Tuesday, March 15, 2011

Robert Augustus Masters - Authentic Community

A new article from Robert Masters is always a good thing - here he looks at finding the balance between individual and group needs in a community in a way that both are supported.

Authentic Community

February 28th, 2011 | By Robert Augustus Masters

We desperately need authentic community, not just as an appealing concept or occasional gathering of kindred spirits, but as a living reality firmly grounded in post-tribal, cult-transcending wakefulness, integrity, intimacy, and practicality.

There is of course considerable personal and cultural resistance to this (but not necessarily to its surrogates!), resistance that must be thoroughly explored and understood before trying to establish such community. This resistance is rooted not only in the struggle between the needs of the individual and the needs of the group, but also in the often spectacular failures of so many so-called communities and “growth” centers over the past 40 or so years. Later I’ll say more about these failures, but for now let’s look more deeply at individual versus group needs, beginning with the necessity of having a clearly and strongly established sense of personal autonomy.

Read the whole article.

Here are a few of the ideas Robert mentions in this piece:
  • If we don’t have enough autonomy, we’ll too easily be pulled by our craving to belong to any group that provides us with a sufficiently strong sense of belonging — and if we have too much autonomy (which manifests as an exaggerated, too protective independence) or are overly invested in it, we’ll keep ourselves cut off from community, including the kind that could truly be beneficial for us.
  • And more than healthy autonomy is necessary: We also need to be at home with deep connection, communion, intimacy.
  • Strong boundaries don’t have to be rigid or impermeable.

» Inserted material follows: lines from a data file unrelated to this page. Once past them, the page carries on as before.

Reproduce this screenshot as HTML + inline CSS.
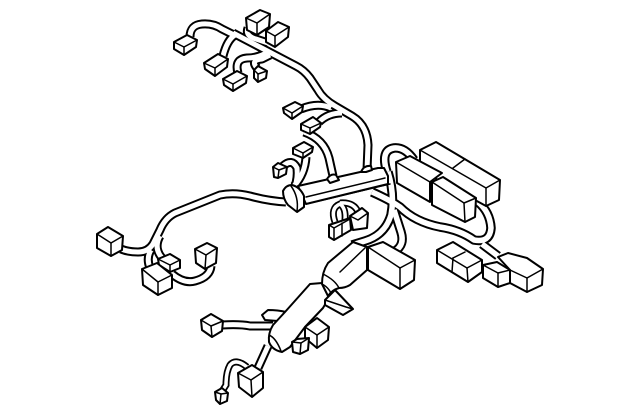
<!DOCTYPE html>
<html><head><meta charset="utf-8"><style>
html,body{margin:0;padding:0;background:#fff}
svg{display:block}
.b polygon,.b polyline,.b path{fill:#fff;stroke:#000;stroke-width:2;stroke-linejoin:round;stroke-linecap:round}
.b polyline.l,.b path.l{fill:none;stroke-width:1.5}
</style></head><body>
<svg width="640" height="414" viewBox="0 0 640 414" xmlns="http://www.w3.org/2000/svg">
<rect width="640" height="414" fill="#fff"/>
<defs>
<g id="w" fill="none" stroke-linecap="butt" stroke-linejoin="round">
<path d="M233 33 L296 66 Q304 70 310 78 L318 90 Q323 99 335 106 L352 116 Q367 125 368 145 L367 170"/>
<path d="M190 37 Q190 25 202 24 Q213 23 222 29 L234 35"/>
<path d="M223 56 Q227 40 235 35"/>
<path d="M238 73 Q234 59 247 58 Q258 58 268 52"/>
<path d="M257 68 Q250 60 262 59 L270 55"/>
<path d="M248 28 Q245 36 256 39 L268 43"/>
<path d="M301 109 Q318 102 331 108"/>
<path d="M319 122 Q328 113 342 113"/>
<path d="M304 132 Q324 139 329 158 L333 176"/>
<path d="M306 157 Q305 174 294 186"/>
<path d="M283 166 Q292 158 297 168 Q298 178 295 186"/>
<path d="M286 202 Q268 201 250 196 Q234 192 220 195 L175 213 Q165 218 160 230 L153 244 Q148 252 138 252 Q128 252 121 249"/>
<path d="M160 236 Q152 250 166 262"/>
<path d="M151 250 Q146 258 150 268"/>
<path d="M211 266 Q210 277 195 281 Q184 284 172 274"/>
<path d="M222 325 Q240 324 250 326 L273 326"/>
<path d="M268 346 L258 368"/>
</g>
<g id="w2" fill="none" stroke-linejoin="round">
<path d="M387 172 Q380 150 394 148 Q405 147 414 160"/>
<path d="M388 172 Q395 195 391 215 Q385 235 365 241 L352 245"/>
<path d="M372 192 Q390 200 400 207 Q415 222 440 227 Q460 230 474 240 Q490 243 491 228 Q490 212 478 202"/>
<path d="M394 210 L401 232 Q405 245 395 251"/>
<path d="M482 244 L498 256"/>
</g>
<g id="w3" fill="none">
<path d="M247 367 Q236 358 230 365 Q226 372 226 385 L221 393"/>
<path d="M335 222 Q330 208 340 204 Q346 208 345 220"/>
<path d="M340 203 Q354 202 358 212"/>
</g>
</defs>
<use href="#w2" stroke="#000" stroke-width="9.5"/>
<use href="#w2" stroke="#fff" stroke-width="5.5"/>
<use href="#w" stroke="#000" stroke-width="9"/>
<use href="#w" stroke="#fff" stroke-width="5"/>
<use href="#w3" stroke="#000" stroke-width="7"/>
<use href="#w3" stroke="#fff" stroke-width="3.5"/>
<g class="b">
<!-- trunk -->
<polygon points="298,186 378,168 384,168 388,176 388,184 306,204"/>
<polyline class="l" points="306,197 385,178"/>
<polyline class="l" points="306,204 390,184"/>
<path d="M327,179 Q331,173 336,175 L339,180 L330,183 Z"/>
<path d="M361,172 Q364,165 371,166 L372,170 L366,172 Z"/>
<!-- clamp -->
<path d="M283,191 Q286,185 292,185 Q300,187 304,196 L304,207 L297,212 L288,205 Q283,199 283,191 Z"/>
<path class="l" d="M291,186 Q299,197 297,211"/>
<!-- top boxes -->
<polygon points="174,42 187,35 197,40 196,47 184,55 174,49"/><polyline class="l" points="174,42 184,47 197,40"/><polyline class="l" points="184,47 184,55"/>
<polygon points="204,63 218,54 228,59 227,67 215,76 205,69"/><polyline class="l" points="204,63 215,68 228,59"/><polyline class="l" points="215,68 215,76"/>
<polygon points="223,79 237,71 247,76 246,83 233,91 224,85"/><polyline class="l" points="223,79 233,84 247,76"/><polyline class="l" points="233,84 233,91"/>
<polygon points="254,70 258,66 267,71 266,78 258,82 254,78"/><polyline class="l" points="254,70 258,74 267,71"/><polyline class="l" points="258,74 258,82"/>
<polygon points="246,18 260,10 270,14 269,27 257,35 247,30"/><polyline class="l" points="246,18 257,23 270,14"/><polyline class="l" points="257,23 257,35"/>
<polygon points="266,31 278,22 289,27 288,37 275,47 266,42"/><polyline class="l" points="266,31 275,36 289,27"/><polyline class="l" points="275,36 275,47"/>
<polygon points="283,108 295,102 303,106 302,112 292,119 284,113"/><polyline class="l" points="283,108 292,113 303,106"/><polyline class="l" points="292,113 292,119"/>
<polygon points="301,124 313,117 321,123 320,127 310,134 301,130"/><polyline class="l" points="301,124 310,128 321,123"/><polyline class="l" points="310,128 310,134"/>
<polygon points="293,148 304,142 313,147 312,152 303,158 293,154"/><polyline class="l" points="293,148 303,153 313,147"/><polyline class="l" points="303,153 303,158"/>
<polygon points="273,167 278,163 287,167 286,174 278,178 274,177"/><polyline class="l" points="273,167 279,170 287,167"/><polyline class="l" points="279,170 278,178"/>
<!-- left boxes -->
<polygon points="97,234 108,227 123,236 122,250 111,256 97,248"/><polyline class="l" points="97,234 111,243 123,236"/><polyline class="l" points="111,243 111,256"/>
<polygon points="158,259 170,254 180,260 180,268 170,272 159,265"/><polyline class="l" points="158,259 170,265 180,260"/><polyline class="l" points="170,265 170,272"/>
<polygon points="142,269 157,263 172,275 172,288 158,295 143,285"/><polyline class="l" points="142,269 158,282 172,275"/><polyline class="l" points="158,282 158,295"/>
<polygon points="195,249 207,243 217,248 216,263 205,269 196,263"/><polyline class="l" points="195,249 206,255 217,248"/><polyline class="l" points="206,255 205,269"/>
<!-- right boxes -->
<polygon points="420,150 436,142 500,180 499,200 486,206 420,170"/><polyline class="l" points="420,150 486,188 500,180"/><polyline class="l" points="486,188 486,206"/><polyline class="l" points="465,159 453,168"/>
<polygon points="396,162 410,156 442,173 430,182 430,202 397,183"/><polyline class="l" points="396,162 430,182"/>
<polygon points="432,182 443,177 476,198 475,217 465,222 432,205"/><polyline class="l" points="432,182 464,203 476,198"/><polyline class="l" points="464,203 465,222"/>
<!-- bottom right -->
<polygon points="437,250 453,242 482,260 482,272 468,282 437,263"/><polyline class="l" points="437,250 467,268 482,260"/><polyline class="l" points="467,268 468,282"/><polyline class="l" points="453,258 465,252"/><polyline class="l" points="453,258 452,272"/>
<polygon points="498,257 508,253 527,258 543,269 542,285 527,292 510,283 510,270"/><polyline class="l" points="510,270 527,278 543,269"/><polyline class="l" points="527,278 527,292"/>
<polygon points="483,265 497,262 510,270 510,283 498,287 483,278"/><polyline class="l" points="483,265 498,273 510,270"/><polyline class="l" points="498,273 498,287"/>
<!-- centre small connector -->
<polygon points="350,216 362,208 368,213 367,228 353,230"/><polyline class="l" points="350,216 358,220 368,213"/>
<polygon points="329,225 350,218 351,230 334,240 329,237"/><polyline class="l" points="329,225 334,228 350,219"/><polyline class="l" points="334,228 334,240"/><polyline class="l" points="342,223 342,236"/>
<!-- body -->
<path d="M262,315 L268,310 Q278,310 286,312 L278,321 L265,320 Z"/>
<path d="M310,284 L285,312 L273,325 Q268,333 269,342 Q272,350 282,352 L290,347 L305,327 L323,308 L330,296 Q328,288 322,283 Z"/>
<path class="l" d="M269,335 Q276,338 281,351"/>
<!-- tube -->
<path d="M322,284 Q322,272 328,263 L353,242 L367,247 L367,270 L350,285 Q345,288 339,288 Q332,290 328,296 Z"/>
<polyline class="l" points="340,272 365,248"/>
<path class="l" d="M323,274 Q335,280 339,288"/>
<path class="l" d="M322,284 Q330,288 333,298"/>
<polygon points="325,300 335,290 353,309 343,315 325,305"/><polyline class="l" points="325,300 346,307 353,309"/>
<!-- C box -->
<polygon points="368,247 383,242 415,260 414,280 400,289 368,270"/><polyline class="l" points="368,247 400,268 415,260"/><polyline class="l" points="400,268 400,289"/>
<!-- lower boxes -->
<polygon points="305,327 317,318 329,327 328,340 317,348 305,338"/><polyline class="l" points="305,327 317,335 329,327"/><polyline class="l" points="317,335 317,348"/>
<polygon points="292,342 297,339 309,338 308,350 300,354 293,352"/><polyline class="l" points="292,342 301,343 309,338"/><polyline class="l" points="301,343 300,354"/>
<polygon points="201,320 211,314 223,321 222,331 212,337 202,330"/><polyline class="l" points="201,320 211,326 223,321"/><polyline class="l" points="211,326 212,337"/>
<polygon points="238,373 252,365 263,372 263,388 252,397 239,387"/><polyline class="l" points="238,373 251,380 263,372"/><polyline class="l" points="251,380 252,397"/>
<polygon points="215,392 222,388 228,393 227,401 220,404 216,400"/><polyline class="l" points="215,392 221,394 228,393"/><polyline class="l" points="221,394 220,404"/>
</g>
</svg>
</body></html>
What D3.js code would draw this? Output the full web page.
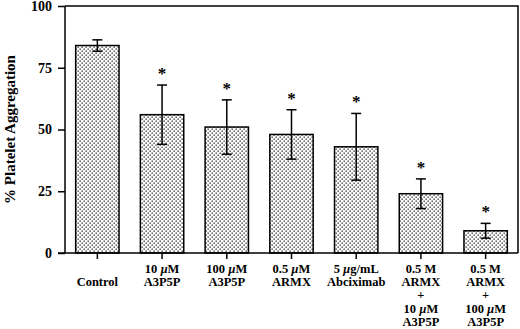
<!DOCTYPE html>
<html>
<head>
<meta charset="utf-8">
<script src="https://cdn.jsdelivr.net/npm/d3@7"></script>
<style>
  body { margin: 0; background: #fff; }
  svg { display: block; }
  text { font-family: "Liberation Serif", "Times New Roman", serif; font-weight: bold; fill: #000; }
</style>
</head>
<body>
<svg id="chart" width="520" height="329"></svg>
<script>
// 数据
const groups = ["ctl", "a10", "a100", "armx", "abc", "mix10", "mix100"];
const means = [84, 56, 51, 48, 43, 24, 9];
const errs = [2.3, 12, 11, 10, 13.5, 6, 3];
const starred = [false, true, true, true, true, true, true];
// 每行标签，"µ" 用斜体
const labelLines = [
    ["Control"],
    ["10 µM", "A3P5P"],
    ["100 µM", "A3P5P"],
    ["0.5 µM", "ARMX"],
    ["5 µg/mL", "Abciximab"],
    ["0.5 M", "ARMX", "+", "10 µM", "A3P5P"],
    ["0.5 M", "ARMX", "+", "100 µM", "A3P5P"]
];
const yTicks = [0, 25, 50, 75, 100];

const svg = d3.select("#chart");
const margin = { top: 6, right: 2, bottom: 76, left: 65 };
const width = 520 - margin.left - margin.right;
const height = 329 - margin.top - margin.bottom;

// 点状填充
const defs = svg.append("defs");
const pat = defs.append("pattern")
    .attr("id", "dots")
    .attr("patternUnits", "userSpaceOnUse")
    .attr("width", 4).attr("height", 4);
pat.append("rect").attr("width", 4).attr("height", 4).attr("fill", "#fff");
pat.append("rect").attr("x", 0.5).attr("y", 0.5).attr("width", 1.3).attr("height", 1.3).attr("fill", "#222");
pat.append("rect").attr("x", 2.5).attr("y", 2.5).attr("width", 1.3).attr("height", 1.3).attr("fill", "#222");

const chart = svg.append("g")
    .attr("transform", `translate(${margin.left},${margin.top})`);

const x = d3.scaleBand()
    .domain(groups)
    .range([0, width])
    .paddingInner(0.33)
    .paddingOuter(0.165);

const y = d3.scaleLinear()
    .domain([0, 100])
    .range([height, 0]);

// 边框（上、右）
chart.append("path")
    .attr("d", `M0,0H${width}V${height}`)
    .attr("fill", "none")
    .attr("stroke", "#000")
    .attr("stroke-width", 1.5);

// 柱子
chart.selectAll("rect.bar")
    .data(groups)
    .join("rect")
    .attr("class", "bar")
    .attr("x", d => x(d))
    .attr("y", (d, i) => y(means[i]))
    .attr("width", x.bandwidth())
    .attr("height", (d, i) => y(0) - y(means[i]))
    .attr("fill", "url(#dots)")
    .attr("stroke", "#000")
    .attr("stroke-width", 1.5);

// 误差线
const cap = 5;
const eb = chart.selectAll("g.err")
    .data(groups)
    .join("g")
    .attr("class", "err")
    .attr("transform", d => `translate(${x(d) + x.bandwidth() / 2},0)`);
eb.append("line")
    .attr("y1", (d, i) => y(means[i] - errs[i]))
    .attr("y2", (d, i) => y(means[i] + errs[i]))
    .attr("stroke", "#000").attr("stroke-width", 1.5);
eb.append("line")
    .attr("x1", -cap).attr("x2", cap)
    .attr("y1", (d, i) => y(means[i] + errs[i]))
    .attr("y2", (d, i) => y(means[i] + errs[i]))
    .attr("stroke", "#000").attr("stroke-width", 1.5);
eb.append("line")
    .attr("x1", -cap).attr("x2", cap)
    .attr("y1", (d, i) => y(means[i] - errs[i]))
    .attr("y2", (d, i) => y(means[i] - errs[i]))
    .attr("stroke", "#000").attr("stroke-width", 1.5);

// 星号
chart.selectAll("text.star")
    .data(groups.filter((d, i) => starred[i]))
    .join("text")
    .attr("class", "star")
    .attr("x", d => x(d) + x.bandwidth() / 2)
    .attr("y", d => {
        const i = groups.indexOf(d);
        return y(means[i] + errs[i]) - 6;
    })
    .attr("text-anchor", "middle")
    .attr("fill", "#000")
    .style("font-size", "17px")
    .text("*");

// Y 轴
const yAxis = chart.append("g")
    .call(d3.axisLeft(y).tickValues(yTicks).tickSize(7).tickPadding(6));
yAxis.select(".domain").attr("stroke-width", 1.5).attr("d", `M0,${height}V0`);
yAxis.selectAll(".tick line").attr("stroke-width", 1.5);
yAxis.selectAll(".tick text")
    .attr("fill", "#000")
    .style("font-family", "Liberation Serif, serif")
    .style("font-weight", "bold")
    .style("font-size", "14px");

// X 轴
const xAxis = chart.append("g")
    .attr("transform", `translate(0,${height})`)
    .call(d3.axisBottom(x).tickSize(6).tickFormat(""));
xAxis.select(".domain").attr("stroke-width", 1.5).attr("d", `M-7,0H${width}`);
xAxis.selectAll(".tick line").attr("stroke-width", 1.5);

// X 标签：每行一个 text
const lineH = 13.4;
groups.forEach((g, i) => {
    const lines = labelLines[i];
    const y0 = height + (lines.length === 1 ? 33 : 19.5);
    lines.forEach((ln, j) => {
        const t = chart.append("text")
            .attr("x", x(g) + x.bandwidth() / 2)
            .attr("y", y0 + j * lineH)
            .attr("text-anchor", "middle")
            .style("font-size", "12.5px");
        ln.split("µ").forEach((p, k) => {
            if (k > 0) t.append("tspan").style("font-style", "italic").text("µ");
            t.append("tspan").text(p);
        });
    });
});

// Y 轴标题
svg.append("text")
    .attr("transform", `translate(15,${margin.top + height / 2}) rotate(-90)`)
    .attr("text-anchor", "middle")
    .style("font-size", "15px")
    .text("%  Platelet Aggregation");
</script>
</body>
</html>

Without such boundaries, such a clearly embodied capacity to protect and honor our integrity of being, we will confuse connection with fusion, integrity with allegiance, surrender with submission, and intimacy with romance. .
  • A capacity for in-depth relational (or interpersonal) intimacy is essential if we are to effectively function in a community.
  • Without ... separation, intimacy becomes little more than fusion, exaggerated cohesion, a cult of two, a “we” estranged both from “I” and the collective “us” of humanity.
  • And the capacity for intrapersonal (or occurring within the individual) intimacy is also essential if we are to effectively function in a community.

This is a big one for me - this idea touches deeply on how we "do" spirituality in this culture (and especially in integral circles).

  • [W]e choose relationship with our every quality — and I mean “our” in both a singular and collective sense — rather than separation. Intimacy then becomes more our passion than does conventional transcendence, and relationship becomes not something to outgrow, but rather something to fully embody and live, especially as we realize, right to our core, that everything — everything! — exists through relationship.
He goes on to outline how and why so many spiritual communities in the 1960s, 1970s, 1980s, and even now fail and self-destruct in dysfunctionl chaos - Think the Bhagwan Shree Rajneesh (now known as Osho since his 1990 death), think Jonestown, think Adi Da, think Leary and Alpert at Harvard before the fall . . . . the list could go on for days.